10/23/2018 16:02 EDT | Updated 10/23/2018 16:06 EDT

Andrew Scheer Responds To Saudi Arms Deal Question By Promoting Canadian Oil

"You want to be prime minister, would you cancel the LAVs?"

Conservative Leader Andrew Scheer is seen in the foyer of the House of Commons on Oct. 23, 2018.

Conservative Leader Andrew Scheer got into a tense exchange with reporters Tuesday when he tried to dodge a question about Canada's arms deal with Saudi Arabia by promoting domestic oil.

At a press conference on Parliament Hill to respond to the Liberal government's carbon tax rebate plan, Scheer was asked if it is time for Canada to cancel the delivery of light armoured vehicles (LAVs) to Saudi Arabia.

The controversial $15-billion contract — signed by the previous Tory government in 2014 and honoured by the Liberals — is under fire following the killing of journalist Jamal Khashoggi, a vocal critic of the kingdom's leadership, in a Saudi consulate in Istanbul.

AP via CP
Jamal Khashoggi speaks during a news conference in Manama, Bahrain on Feb. 1, 2015.

In response, Scheer pivoted to safer ground by promoting Canada's energy independence.

"When we look at the events in the past year, now more than ever Canada has to recognize that we are pumping billions of dollars into the Saudi economy by importing their oil," Scheer said.

"When we talk about what Canada can do to stand up to Saudi Arabia, I believe the most effective way to do that is to get Canada off foreign oil, especially Saudi Arabia's."

Reporters did not think the response sufficiently answered the question about Canada's arms deal with the kingdom.

'Should Canada be selling LAVs to a regime that chops people up in their consulate?'

"Should Canada be selling LAVs to a regime that chops people up in their consulate? It's a real simple question," one asked, referencing how Turkish officials believe Khashoggi was dismembered at the diplomatic outpost.

"This is the time where we do analyze these types of decisions but I also contend that when you have a situation where the Canadian economy... as a country we are pumping billions of dollars into... that makes Saudi Arabia have more resources to purchase these types of things," he said.

Pressed again, Scheer said that cancelling the contract is an option for the government.

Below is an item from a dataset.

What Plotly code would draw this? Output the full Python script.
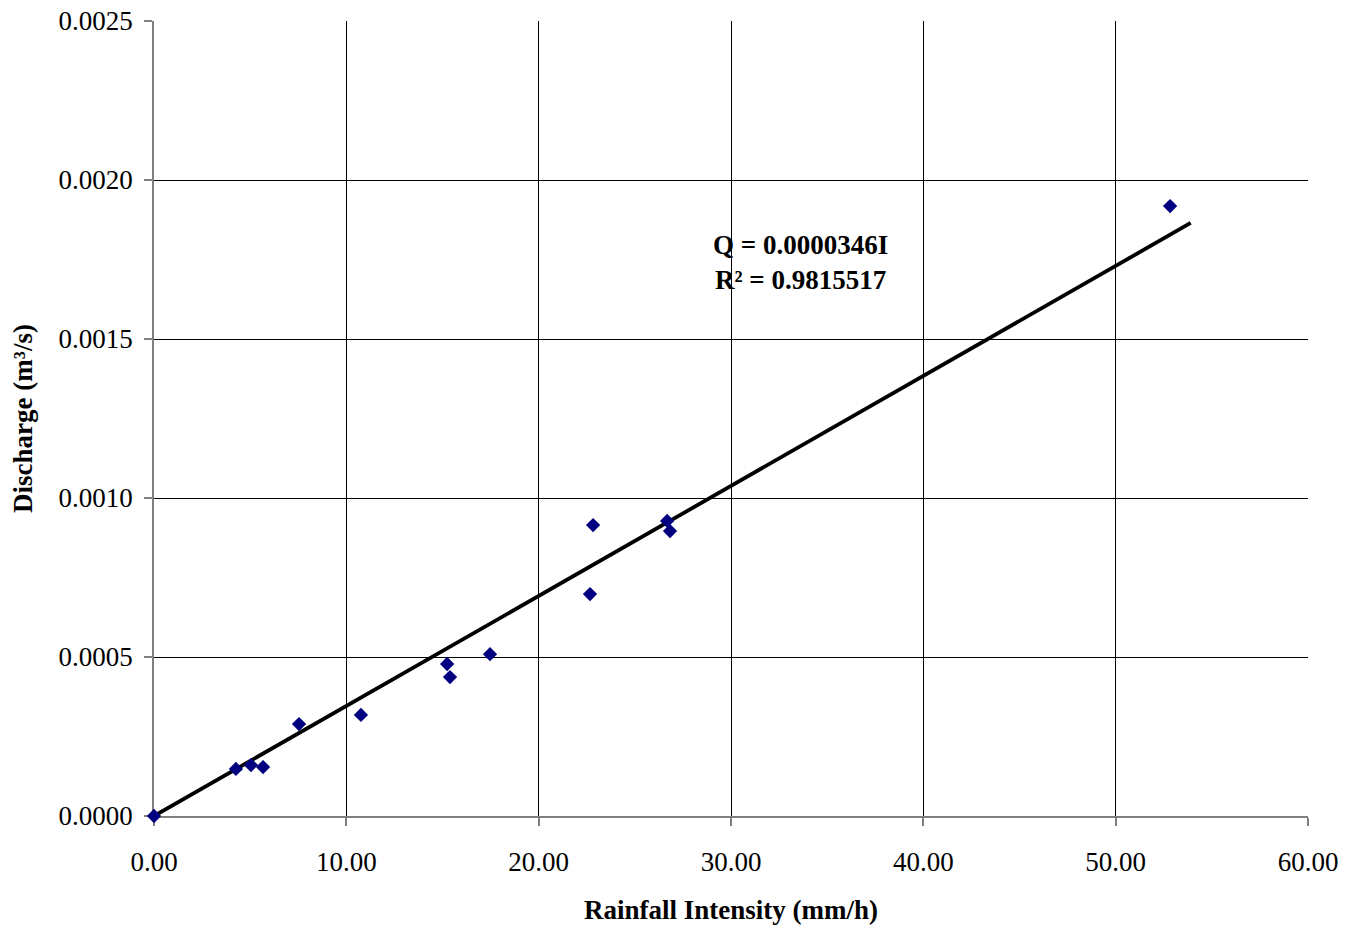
import plotly.graph_objects as go

# Measured rainfall intensity (mm/h) and discharge (m³/s)
intensity = [0.0, 4.26, 5.04, 5.67, 7.54, 10.76, 15.24, 15.39, 17.47,
             22.67, 22.83, 26.68, 26.83, 52.83]
discharge = [0.0, 0.000148, 0.000160, 0.000154, 0.000289, 0.000318, 0.000478,
             0.000437, 0.000509, 0.000698, 0.000915, 0.000928, 0.000896, 0.001918]

# Linear fit through the origin: Q = k * I
slope = 0.0000346
r_squared = 0.9815517
fit_x = [0.0, 53.9]
fit_y = [slope * v for v in fit_x]

font_family = "Liberation Serif, Times New Roman, serif"

fig = go.Figure()
fig.add_trace(go.Scatter(
    x=fit_x, y=fit_y, mode="lines",
    line=dict(color="black", width=3.8),
    showlegend=False, hoverinfo="skip",
))
fig.add_trace(go.Scatter(
    x=intensity, y=discharge, mode="markers",
    marker=dict(symbol="diamond", size=11, color="#000080"),
    cliponaxis=False,
    showlegend=False,
))

fig.add_annotation(
    x=33.6, y=0.00174, xref="x", yref="y",
    text=f"<b>Q = {slope:.7f}I</b><br><b>R² = {r_squared:.7f}</b>",
    showarrow=False, align="center",
    font=dict(family=font_family, size=27, color="black"),
)

axis_common = dict(
    showgrid=True, gridcolor="black", gridwidth=1,
    showline=True, linecolor="#808080", linewidth=1.5,
    zeroline=False, automargin=False, layer="below traces",
    ticks="outside", tickcolor="#808080", ticklen=8, tickwidth=1.5,
    tickfont=dict(family=font_family, size=27, color="black"),
)

fig.update_xaxes(
    range=[0, 60], dtick=10, tickformat=".2f",
    title=dict(text="<b>Rainfall Intensity (mm/h)</b>",
               font=dict(family=font_family, size=27, color="black"), standoff=24),
    ticklabelstandoff=13,
    **axis_common,
)
fig.update_yaxes(
    range=[0, 0.0025], dtick=0.0005, tickformat=".4f",
    title=dict(text="<b>Discharge (m³/s)</b>",
               font=dict(family=font_family, size=27, color="black"), standoff=18),
    ticklabelstandoff=6,
    **axis_common,
)

fig.update_layout(
    width=1348, height=929,
    margin=dict(l=154, r=40, t=21, b=113),
    plot_bgcolor="white", paper_bgcolor="white",
)

fig.write_html("out.html")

"Just as important a question is why we have a situation where we strengthen the Saudi government by buying their oil," he said. "That's why I believe so strongly Canada should be self-sufficient."

"Would you cancel the LAVs? You want to be prime minister, would you cancel the LAVs?" Scheer was asked.

The Tory leader maintained he'd already answered that question, saying this is "the appropriate time for that discussion to be had."

(Watch the exchange from this CPAC video, starting at around the 6:20 mark.)

Prime Minister Justin Trudeau told CBC Tuesday that tearing up the deal would cost Canadians $1 billion. A day earlier, the prime minister opened the door to freezing arms exports to Saudi Arabia.

The prime minister said that Saudi explanations for Khashoggi's death lack credibility and demand answers. The kingdom claims the reporter died in a "fistfight."

But Trudeau said the contract for London, Ont.'s General Dynamics Land Systems to manufacture the LAVs is structured in a way that makes it "difficult" to suspend, scrap or talk about openly.

Watch: Trudeau says backing out of the deal won't be easy

"I do not want to leave Canadians holding a billion-dollar bill because we're trying to move forward on doing the right thing,'' he said. "So we're navigating this very carefully.''

Meanwhile, NDP Leader Jagmeet Singh has come out to say that he'd scrap the deal as prime minister. Singh told CTV News that, even before the Khashoggi case, there was enough evidence of human rights violations in Saudi Arabia to stop Canada from giving them arms.

"We cannot stand idly by, or worse, profit from the atrocities of this regime," Singh tweeted over the weekend.